First 2 flotillas -- this May and July -- to break crippling Israeli blockade were intercepted by Israeli naval forces
The third freedom flotilla set sail from Gaza into the Mediterranean on Sunday to challenge the decade-long Israeli blockade of the embattled enclave, a Palestinian NGO said.
“We announce today the launch of the third cruise of the Freedom Boat,” Bassam al-Manasra, spokesperson of Gaza’s National Committee for Breaking the Siege, told a news conference held in front of the Gaza port.
He emphasized that the aim of the cruise is to show that the Palestinians have the rights to territorial waters off the shores of Gaza.
“The construction of a port linking Palestine to the world is guaranteed under international law,” he added.

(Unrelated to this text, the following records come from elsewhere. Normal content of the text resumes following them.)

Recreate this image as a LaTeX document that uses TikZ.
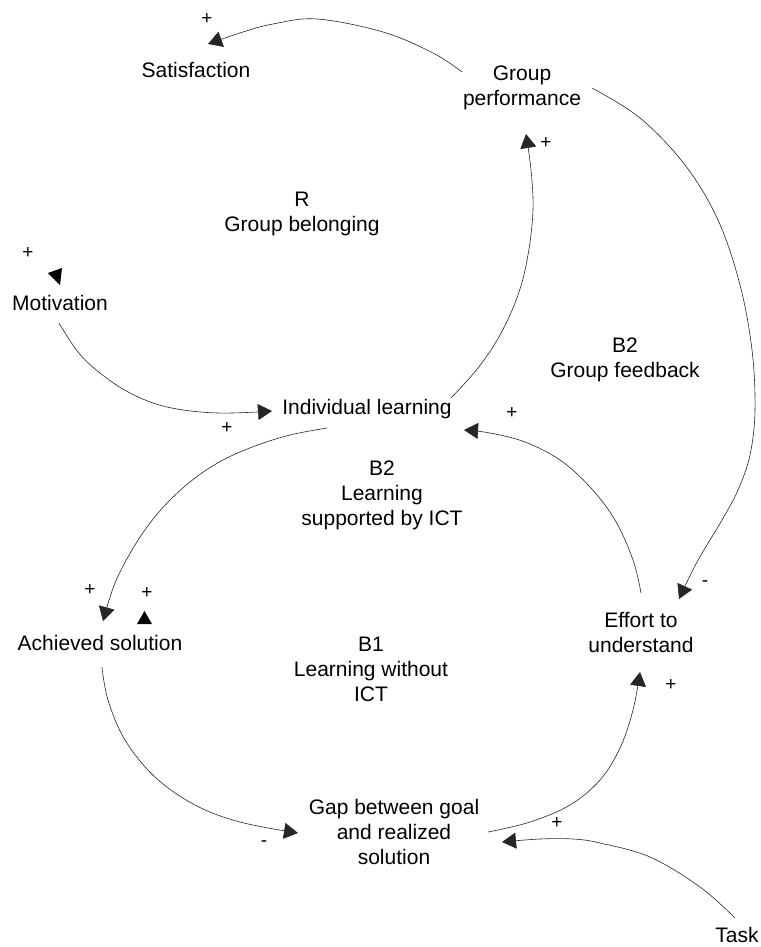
\documentclass[tikz,border=0pt]{standalone}
\usepackage{fontspec}
\setmainfont{Liberation Sans}
\usetikzlibrary{arrows.meta}
\begin{document}
\begin{tikzpicture}[x=1pt,y=-1pt,
  every node/.style={font=\fontsize{21}{25}\selectfont, inner sep=0pt, align=center},
  var/.style={},
  loopname/.style={},
  pol/.style={font=\fontsize{19}{22}\selectfont},
  link/.style={line width=0.6pt, black!85, -{Triangle[length=14pt,width=16pt]}},
  head/.style={fill=black}]
\useasboundingbox (0,0) rectangle (760,947);

% variables
\node[var] (sat) at (196,70) {Satisfaction};
\node[var] (gp) at (522,88) {Group\\performance};
\node[var] (mot) at (60,303) {Motivation};
\node[var] (il) at (367,409) {Individual learning};
\node[var] (ach) at (100,643) {Achieved solution};
\node[var] (eff) at (641,632) {Effort to\\understand};
\node[var] (gap) at (394,832) {Gap between goal\\and realized\\solution};
\node[var] (task) at (737,935) {Task};

% loop names
\node[loopname] (lr) at (302,214) {R\\Group belonging};
\node[loopname] (lb2g) at (625,360) {B2\\Group feedback};
\node[loopname] (lb2l) at (382,495) {B2\\Learning\\supported by ICT};
\node[loopname] (lb1) at (371,669) {B1\\Learning without\\ICT};

% links
\draw[link] plot[smooth, tension=0.6] coordinates {([shift={(-60,-16)}]gp.center) (433,53) (383,32) (317,19) (273,24) (243,32) ([shift={(12,-26)}]sat.center)};
\draw[link] plot[smooth, tension=0.6] coordinates {([shift={(84,-11)}]il.center) (478,368) (500,335) (518,295) (528,255) (533,210) (531,170) ([shift={(4,46)}]gp.center)};
\draw[link] plot[smooth, tension=0.6] coordinates {([shift={(70,0)}]gp.center) (640,118) (685,165) (718,220) (740,285) (752,350) (755,410) (750,455) (738,490) (722,520) (697,562) ([shift={(38,-33)}]eff.center)};
\draw[link] plot[smooth, tension=0.6] coordinates {([shift={(-1,20)}]mot.center) (78,352) (100,373) (130,393) (167,407) (217,413) ([shift={(-95,2)}]il.center)};
\draw[link] plot[smooth, tension=0.6] coordinates {([shift={(-40,19)}]il.center) (290,435) (255,446) (223,460) (195,478) (170,500) (150,523) (132,550) (115,583) ([shift={(3,-22)}]ach.center)};
\draw[link] plot[smooth, tension=0.6] coordinates {([shift={(0,-39)}]eff.center) (633,560) (615,520) (590,487) (560,460) (525,442) (490,433) ([shift={(97,21)}]il.center)};
\draw[link] plot[smooth, tension=0.6] coordinates {([shift={(2,24)}]ach.center) (108,700) (125,740) (155,777) (195,805) (240,822) ([shift={(-96,1)}]gap.center)};
\draw[link] plot[smooth, tension=0.6] coordinates {([shift={(94,0)}]gap.center) (530,822) (570,805) (600,780) (620,748) (633,710) ([shift={(-1,40)}]eff.center)};
\draw[link] plot[smooth, tension=0.6] coordinates {([shift={(-2,-17)}]task.center) (700,887) (650,857) (600,843) (573,839) (540,839) ([shift={(108,10)}]gap.center)};

% arrowheads without a line
\fill[head] (48,273) -- (62,268) -- (60,285) -- cycle;
\fill[head] (137,624) -- (152,624) -- (144.5,611) -- cycle;

% polarities
\node[pol] (p1) at (207,19) {+};
\node[pol] (p2) at (546,143) {+};
\node[pol] (p3) at (28,253) {+};
\node[pol] (p4) at (227,428) {+};
\node[pol] (p5) at (512,413) {+};
\node[pol] (p6) at (90,590) {+};
\node[pol] (p7) at (147,593) {+};
\node[pol] (p8) at (705,584) {-};
\node[pol] (p9) at (671,685) {+};
\node[pol] (p10) at (264,844) {-};
\node[pol] (p11) at (557,823) {+};
\end{tikzpicture}
\end{document}
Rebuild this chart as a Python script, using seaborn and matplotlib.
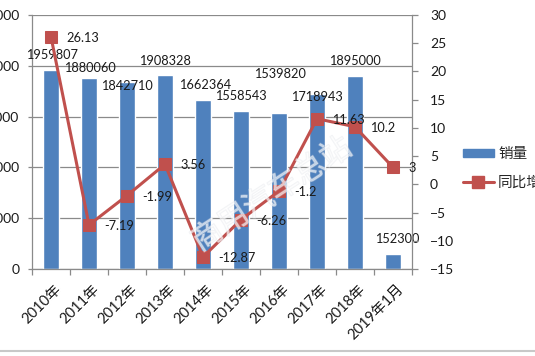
import numpy as np
import pandas as pd
import matplotlib
matplotlib.use("Agg")
import matplotlib.pyplot as plt
import seaborn as sns
from matplotlib.patches import Patch
from matplotlib.lines import Line2D
from matplotlib.ticker import FuncFormatter, FixedLocator
import matplotlib.patheffects as pe
import matplotlib.transforms as mtransforms

# ---------------- data ----------------
categories = ['2010年', '2011年', '2012年', '2013年', '2014年',
              '2015年', '2016年', '2017年', '2018年', '2019年1月']
sales = [1959807, 1880060, 1842710, 1908328, 1662364,
         1558543, 1539820, 1718943, 1895000, 152300]
growth = [26.13, -7.19, -1.99, 3.56, -12.87, -6.26, -1.2, 11.63, 10.2, 3]
left_ticks = [0, 500000, 1000000, 1500000, 2000000, 2500000]
right_ticks = [-15, -10, -5, 0, 5, 10, 15, 20, 25, 30]
series_names = ['销量', '同比增长']
watermark = '商用汽车总站'

# label nudges (pixels) - styling only
bar_lab_dy = [15, 10, -4, 14, 15, 15, 39, -3, 15, 15]
bar_lab_dx = [1, 1, 0, 0, 2, 0, 1, 0, 0, 4]

BLUE = '#4F81BD'
RED = '#C0504D'
GRID = '#8a8a8a'
TXT = '#1a1a1a'
FS = 9.2

sns.set_style('white')
plt.rcParams['font.family'] = ['Lato', 'Noto Sans CJK SC', 'DejaVu Sans']
plt.rcParams['font.size'] = FS

W, H = 535, 356
fig = plt.figure(figsize=(W / 100, H / 100), dpi=100)
fig.patch.set_facecolor('white')
x0, x1, y0, y1 = 32, 412, 15, 269
ax = fig.add_axes([x0 / W, 1 - y1 / H, (x1 - x0) / W, (y1 - y0) / H])

df = pd.DataFrame({'cat': categories, 'sales': sales, 'growth': growth})
sns.barplot(data=df, x='cat', y='sales', color=BLUE, saturation=1,
            width=0.42, ax=ax, zorder=2)
n = len(categories)
ax.set_xlim(-0.5, n - 0.5)
ax.set_ylim(left_ticks[0], left_ticks[-1])
ax.set_yticks(left_ticks)
ax.yaxis.set_major_formatter(FuncFormatter(lambda v, p: f'{int(v)}'))
ax.set_xlabel('')
ax.set_ylabel('')
ax.grid(axis='y', color=GRID, lw=0.9)
ax.grid(axis='x', visible=False)
ax.set_axisbelow(True)
for s in ['top', 'right']:
    ax.spines[s].set_visible(False)
for s in ['left', 'bottom']:
    ax.spines[s].set_color(GRID)
    ax.spines[s].set_linewidth(0.9)

# x ticks: labels at centres, tick marks at category boundaries
ax.set_xticks(range(n))
ax.set_xticklabels(categories, rotation=45, ha='right', va='center',
                   rotation_mode='anchor', color=TXT, fontsize=10.5)
ax.xaxis.set_minor_locator(FixedLocator(np.arange(-0.5, n, 1.0)))
ax.tick_params(axis='x', which='major', length=0, pad=13)
ax.tick_params(axis='x', which='minor', length=4, color=GRID, width=0.9,
               direction='out', bottom=True)
offset = mtransforms.ScaledTranslation(8 / 100, 0, fig.dpi_scale_trans)
for lab in ax.get_xticklabels():
    lab.set_transform(lab.get_transform() + offset)
ax.tick_params(axis='y', length=3, color=GRID, width=0.9, pad=6,
               labelcolor=TXT, labelsize=10, left=True)

for i, v in enumerate(sales):
    ax.annotate(f'{v}', xy=(i, v),
                xytext=(bar_lab_dx[i] * 0.72, bar_lab_dy[i] * 0.72),
                textcoords='offset points', ha='center', va='center',
                color=TXT, fontsize=FS, zorder=5)

# secondary axis: growth line
ax2 = ax.twinx()
sns.lineplot(x=np.arange(n), y=growth, ax=ax2, color=RED, lw=2.2,
             marker='s', markersize=8, markeredgecolor=RED,
             markerfacecolor=RED, zorder=4)
ax2.set_xlim(-0.5, n - 0.5)
ax2.set_ylim(right_ticks[0], right_ticks[-1])
ax2.set_yticks(right_ticks)
ax2.set_ylabel('')
ax2.grid(False)
for s in ['top', 'left', 'bottom']:
    ax2.spines[s].set_visible(False)
ax2.spines['right'].set_color(GRID)
ax2.spines['right'].set_linewidth(0.9)
ax2.tick_params(axis='y', length=4, color=GRID, width=0.9, pad=9,
                labelcolor=TXT, labelsize=10, right=True)

for i, v in enumerate(growth):
    ax2.annotate(f'{v:g}', xy=(i, v), xytext=(15 * 0.72, -1 * 0.72),
                 textcoords='offset points', ha='left', va='center',
                 color=TXT, fontsize=FS, zorder=5)

# watermark
fig.text(272 / W, 1 - 195 / H, watermark, rotation=33, fontsize=22,
         ha='center', va='center', color='white', alpha=0.4,
         family=['Noto Sans CJK SC'], zorder=10,
         path_effects=[pe.withStroke(linewidth=1.0, foreground='#dfe2e8')])

# legend
handles = [Patch(facecolor=BLUE, edgecolor=BLUE),
           Line2D([0], [0], color=RED, lw=2.2, marker='s', markersize=8,
                  markerfacecolor=RED, markeredgecolor=RED)]
fig.legend(handles, series_names, loc='upper left',
           bbox_to_anchor=(463 / W, 1 - 147 / H), frameon=False,
           handlelength=2.1, handleheight=0.45, handletextpad=0.3,
           labelspacing=1.0, borderpad=0, borderaxespad=0,
           prop={'family': ['Noto Sans CJK SC'], 'size': 10.5})

# bottom frame line
fig.add_artist(Line2D([0, 1], [1 - 351 / H] * 2, transform=fig.transFigure,
                      color='#c8c8c8', lw=1.5))

fig.savefig('out.png', dpi=100)
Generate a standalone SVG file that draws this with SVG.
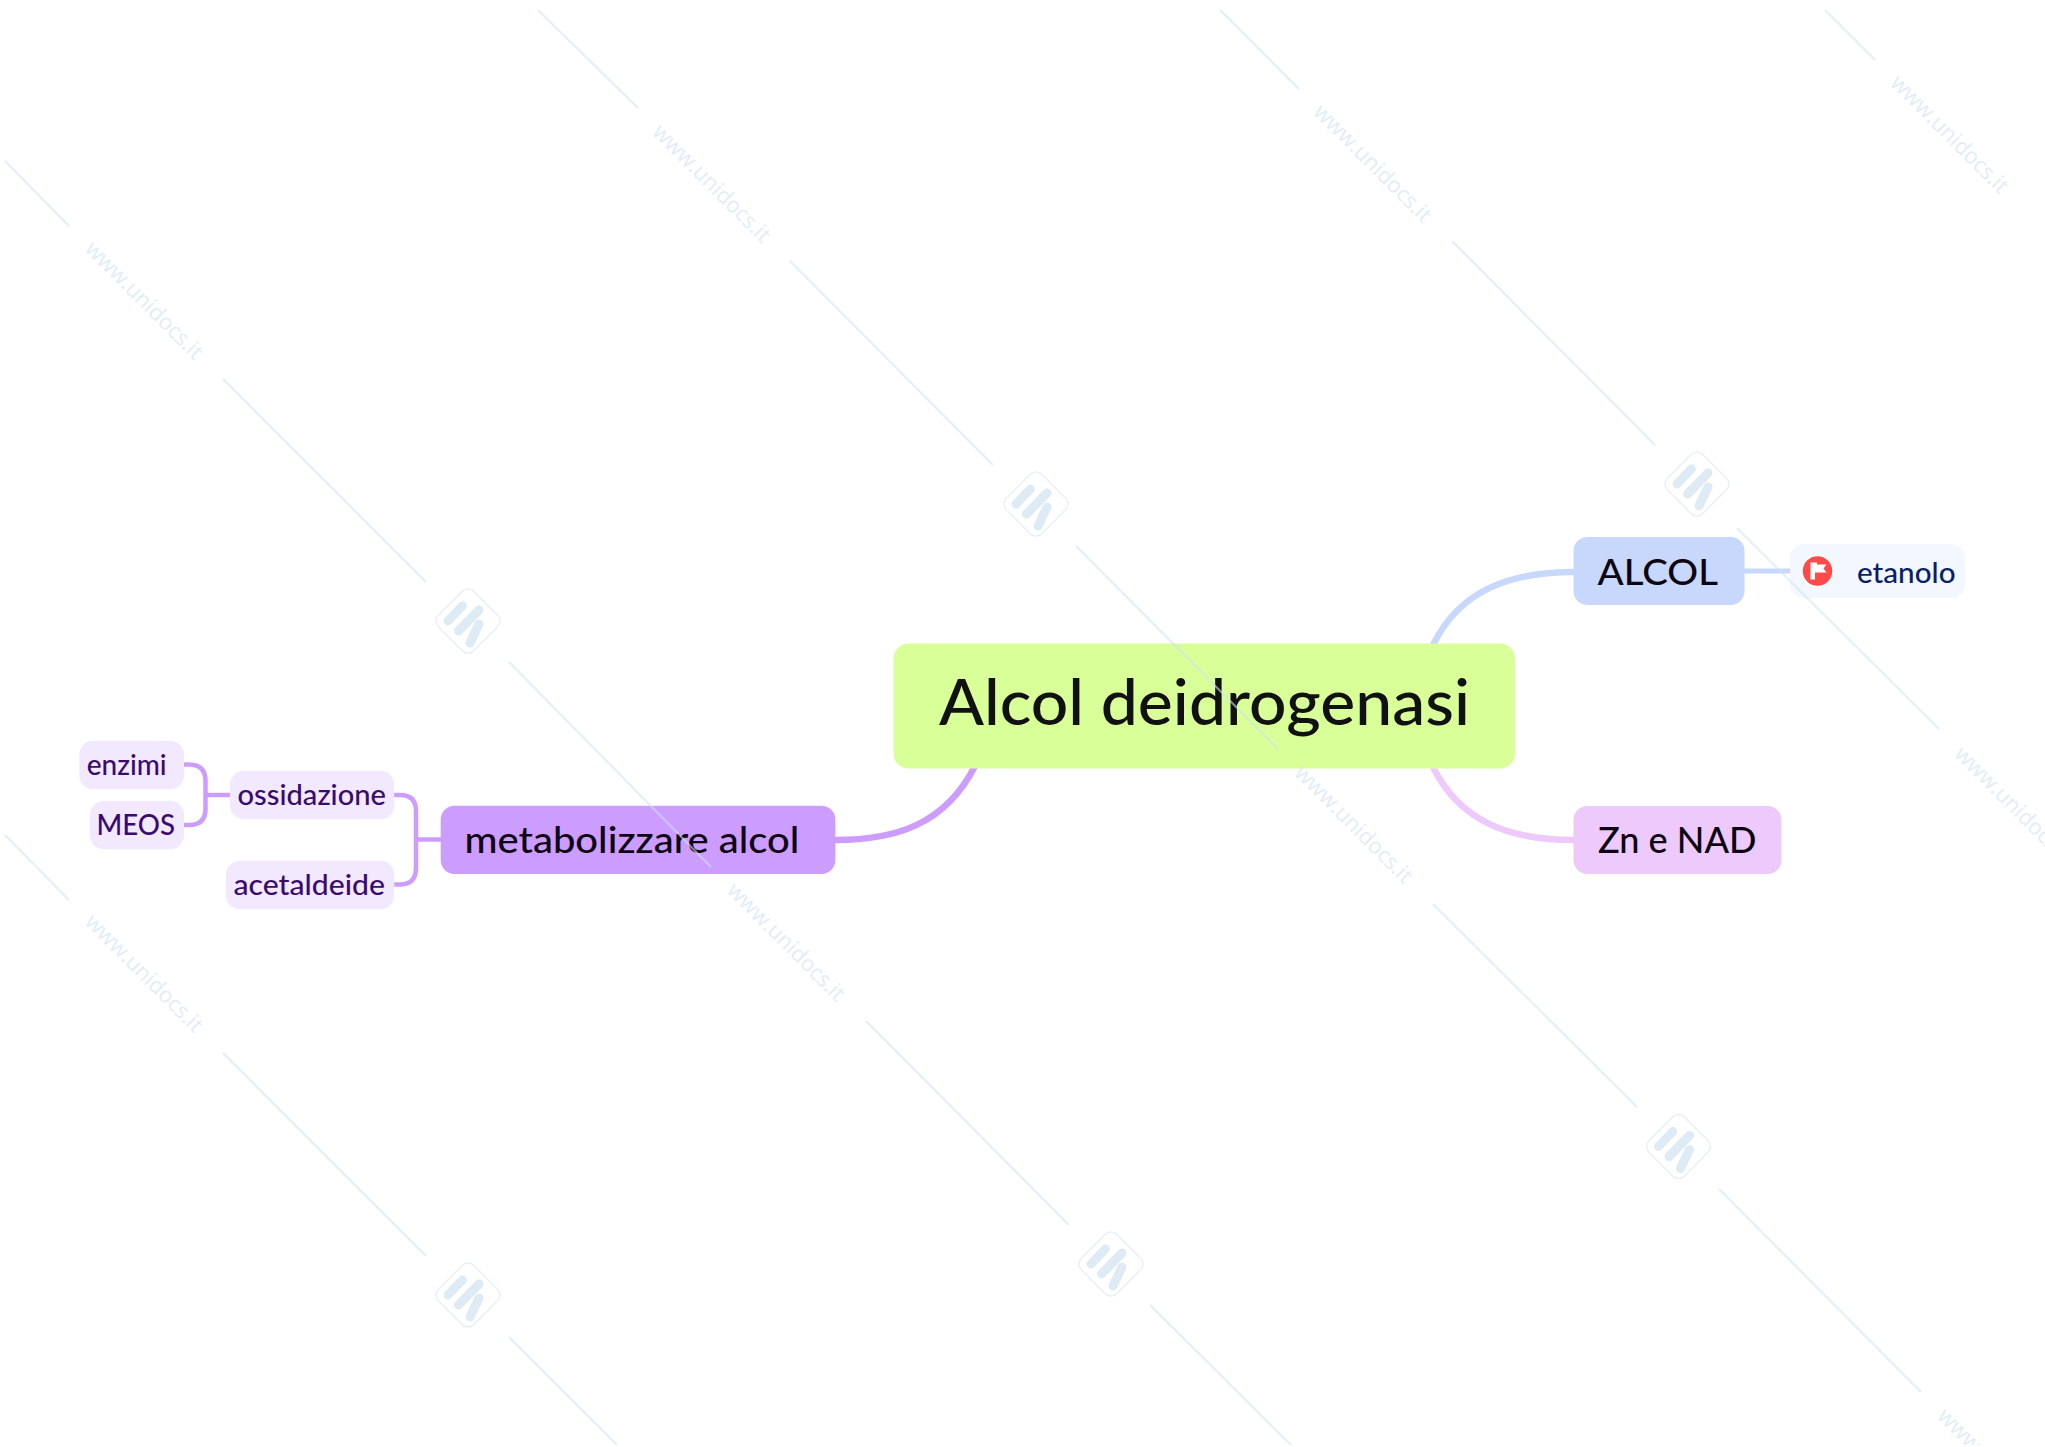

He called the flotilla a peaceful maritime demonstration against “Zionist terrorism.”
While he did not specify the boat’s route, previous flotillas set a goal of reaching the Eastern Mediterranean island of Cyprus.
This year the NGO launched two cruises -- on May 29 and July 10 -- in an attempt to break the ongoing Israeli blockade.
Both were intercepted by the Israeli navy.
The Gaza Strip has groaned under a crippling Israeli blockade since 2007, which has gutted the coastal enclave’s economy and deprived its roughly 2 million inhabitants of many basic commodities.
Since March, more than 157 people have been martyred and thousands more injured by Israeli army fire during the protests against the decades-long Israeli occupation and 11-year blockade on the Gaza Strip.